Las obras de Mike Wilson, si bien presionan arriesgadamente sobre la forma tradicional de la novela, reclaman para sí mismas ese género literario, que a la vez confirman y cuestionan. Esa actitud doble, de afirmación y negación, se puede advertir en
Leñador, en
Ártico y, desde luego, también aquí, en
Ciencias ocultas.
La novela gira en torno a una escena, una escena que Wilson selecciona entre los tópicos de la tradición de la novela, un lugar común de la narración novelística, una escena que es imposible que un lector de novelas no haya leído alguna vez: un crimen ocurrido en una habitación cerrada. Esta escena ha sido, por cierto, abordada una y otra vez por los cultores del genero policial, desde su fundador (Poe, en
Asesinato en la calle Morgue, escribe una narración paradigmática) hasta las numerosas variantes que ofrecen escritores contemporáneos. Sin desechar la vena paródica, esa escena es elegida porque, más allá de ese género, como lo han subrayado algunos estudiosos, es a partir de ella que se estructura el modelo del relato tradicional con todos los elementos y sus supuestos. El enigma que involucra esta escena viene a ser una metáfora del problema científico y el narrador —el detective— es el científico que debe resolver una ecuación, sobre la base de la observación cuidadosa y la aplicación de un método apoyado en el estricto principio de causalidad, que permite concebir el mundo como un cosmos, sujeto a un orden racional descifrable, y no como un caos que oculte el absurdo. Estos supuestos son el blanco último de esta novela de Mike Wilson.
El narrador de
Ciencias ocultas inicialmente se comporta como ese detective-científico, y el relato, en consecuencia, se traduce en una descripción pormenorizada de la escena del crimen, un narrador que empuja hasta el absurdo su capacidad de observación y de mirada penetrante. En casi dos tercios o más del relato, Wilson va con morosidad reconstruyendo visualmente para el lector la habitación, su decoración, diseño y contenido, sin que la acción, en apariencia, progrese: el crimen se ha cometido recién, el cadáver yace ensangrentado en el suelo, cuatro personajes, incluido un perro irlandés, lo rodean y escudriñan. En rigor, en la visión más literal, la novela es una indagación de ese estado en que la suerte ya está echada y la acción de los sospechosos es casi inexistente. “Hay culpa”. El texto de Wilson permite reflexionar de nuevo acerca de en qué consiste la acción narrativa, porque a pesar de esa discreta movilidad, o casi inmovilidad, la narración progresa, avanza no en los movimientos exteriores de los personajes, sino en la visión del narrador. La persecución de su mirada acuciosa conduce a una tempestad, a una deflagración, a una corriente caótica en que cada objeto y el cuarto mismo en el que la escena transcurre estallan. No existe un cuarto cerrado, porque cada elemento y cada objeto, en principio contenido en ciertas fronteras o límites, se abre persistente hacia objetos, mundos e historias ubicadas más allá de ese cuarto. El enigma del crimen en cuarto cerrado plantea un problema gnoseológico insuperable: el mundo nunca es un universo cerrado, sino una red de referencias abiertas, que se multiplican y entrelazan; así, describir ese cuarto es un proceso prácticamente interminable o imposible. En la descripción de una pintura que cuelga de una pared —hay varias—, de un mapa, de los libros de la biblioteca, el narrador conduce al lector hacia fuera del cuarto por derroteros insospechados. La regla de que el límite de una descripción se detiene en los “detalles relevantes” salta por lo aires, porque para el narrador, de una erudición infinita y una precisión lingüística de relojero, todos los detalles son relevantes.

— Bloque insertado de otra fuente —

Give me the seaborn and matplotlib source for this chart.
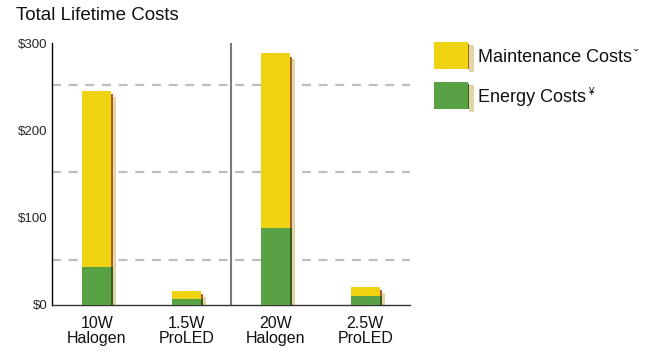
import matplotlib
matplotlib.use("Agg")
import matplotlib.pyplot as plt
import seaborn as sns
import pandas as pd
import numpy as np
from matplotlib.patches import Rectangle

# ---- data ----
categories = ["10W\nHalogen", "1.5W\nProLED", "20W\nHalogen", "2.5W\nProLED"]
energy_costs = [43, 7, 88, 10]
maintenance_costs = [202, 9, 200, 10.5]
y_ticks = [0, 100, 200, 300]
y_tick_labels = ["$0", "$100", "$200", "$300"]
grid_values = [52, 152, 252]
legend_labels = ["Maintenance Costs", "Energy Costs"]
legend_marks = ["ˇ", "¥"]

YELLOW = "#EFD312"
GREEN = "#58A145"
BROWN = "#A65E2A"
DKGREEN = "#3E5A1A"
BEIGE = "#E2D5A8"

sns.set_theme(style="white")
plt.rcParams["font.family"] = ["Liberation Sans", "DejaVu Sans"]

totals = [e + m for e, m in zip(energy_costs, maintenance_costs)]
df = pd.DataFrame({"cat": categories, "energy": energy_costs, "total": totals})

W, H = 657, 351
fig = plt.figure(figsize=(W / 100, H / 100), dpi=100)
ax = fig.add_axes([52 / W, (H - 305) / H, (410 - 52) / W, (305 - 43) / H])

bw = 0.324
sns.barplot(data=df, x="cat", y="total", color=YELLOW, saturation=1, width=bw,
            ax=ax, zorder=3, order=categories)
sns.barplot(data=df, x="cat", y="energy", color=GREEN, saturation=1, width=bw,
            ax=ax, zorder=4, order=categories)
for p in ax.patches:
    p.set_edgecolor("none")
    p.set_linewidth(0)

# shadows
ppx = 358 / 4.0  # px per category unit
ppy = 262 / 300.0
d1 = 2 / ppx
d2 = 3 / ppx
for i, (e, t) in enumerate(zip(energy_costs, totals)):
    right = i + bw / 2
    ax.bar(right + d1 + d2 / 2, t - 5.5 / ppy, width=d2, color=BEIGE, zorder=2, linewidth=0)
    ax.bar(right + d1 / 2, t - 3.4 / ppy - e, bottom=e, width=d1, color=BROWN, zorder=2, linewidth=0)
    ax.bar(right + d1 / 2, e, width=d1, color=DKGREEN, zorder=2, linewidth=0)

ax.set_xlim(-0.5, 3.5)
ax.set_ylim(0, 300)

for g in grid_values:
    ax.axhline(g, color="#BDBDBD", lw=1.6, ls=(0, (4, 3.5)), zorder=1)
ax.axvline(1.5, color="#7a7a7a", lw=1.5, zorder=1)

for s in ["top", "right"]:
    ax.spines[s].set_visible(False)
ax.spines["left"].set_color("black")
ax.spines["left"].set_linewidth(1.0)
ax.spines["bottom"].set_color("#333333")
ax.spines["bottom"].set_linewidth(1.0)

ax.set_yticks(y_ticks)
ax.set_yticklabels(y_tick_labels, fontsize=9.5)
ax.tick_params(axis="y", direction="in", length=4, width=1, color="black", pad=3)
ax.set_xticks(range(len(categories)))
ax.set_xticklabels(categories, fontsize=11.5, linespacing=0.95, color="#111111")
ax.tick_params(axis="x", length=0, pad=8)
ax.set_xticks([0.5, 2.5, 3.5], minor=True)
ax.tick_params(axis="x", which="minor", direction="in", length=5, width=1, color="black")
ax.set_xlabel("")
ax.set_ylabel("")

# overlay for title and legend
ov = fig.add_axes([0, 0, 1, 1])
ov.set_xlim(0, W)
ov.set_ylim(H, 0)
ov.axis("off")
ov.patch.set_alpha(0)
ov.text(16, 15, "Total Lifetime Costs", fontsize=13.5, va="center", ha="left", color="#111111")

leg_colors = [(YELLOW, BROWN), (GREEN, DKGREEN)]
leg_y = [42, 82]
mark_dy = [14, 10]
mark_fs = [10, 7]
for (c, dc), y0, lab, mk, mdy, mfs in zip(leg_colors, leg_y, legend_labels, legend_marks, mark_dy, mark_fs):
    ov.add_patch(Rectangle((469, y0 + 3), 5, 27, color=BEIGE, lw=0))
    ov.add_patch(Rectangle((467, y0 + 2), 2, 25, color=dc, lw=0))
    ov.add_patch(Rectangle((434, y0), 34, 27, color=c, lw=0))
    t = ov.text(478, y0 + 15, lab, fontsize=13, va="center", ha="left", color="#111111")
    fig.canvas.draw()
    bb = t.get_window_extent()
    ov.text(bb.x1 + 2, y0 + mdy, mk, fontsize=mfs, va="center", ha="left", color="#111111")

fig.savefig("out.png", dpi=100)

La capacidad “ekfrástica” de Wilson —su talento para generar con palabras imágenes visuales exactas— es notable y parece que esa habitación, la habitación del crimen, se alza, después del trabajo del narrador, ante los ojos del lector, atiborrada de objetos ya significantes, un cúmulo de pistas ya descifradas, en una suerte de hiperrealismo que recuerda a algunos cuadros flamencos.
El giro —y el colapso del orden racional— acaece cuando en ese cosmos, en un rincón, el narrador encuentra un objeto que no debía estar ahí, su libreta de apuntes. A través de ella se introduce una segunda escena en el relato, la escena invertida de la primera, una escena que describe, con gran ternura y dolor, la muerte de su hija, la cual muere porque no puede dormir, por insomnio incurable, es decir, precisamente por hipervigilancia.
Alegórica, esotérica, en apariencia desmesurada y, a la vez, esmeradamente concebida y reflexiva, Wilson recorre con
Ciencias ocultas un camino para el novelar arriesgado pero que en ningún momento le resta rigor y dominio del lenguaje, claridad y libertad imaginativa.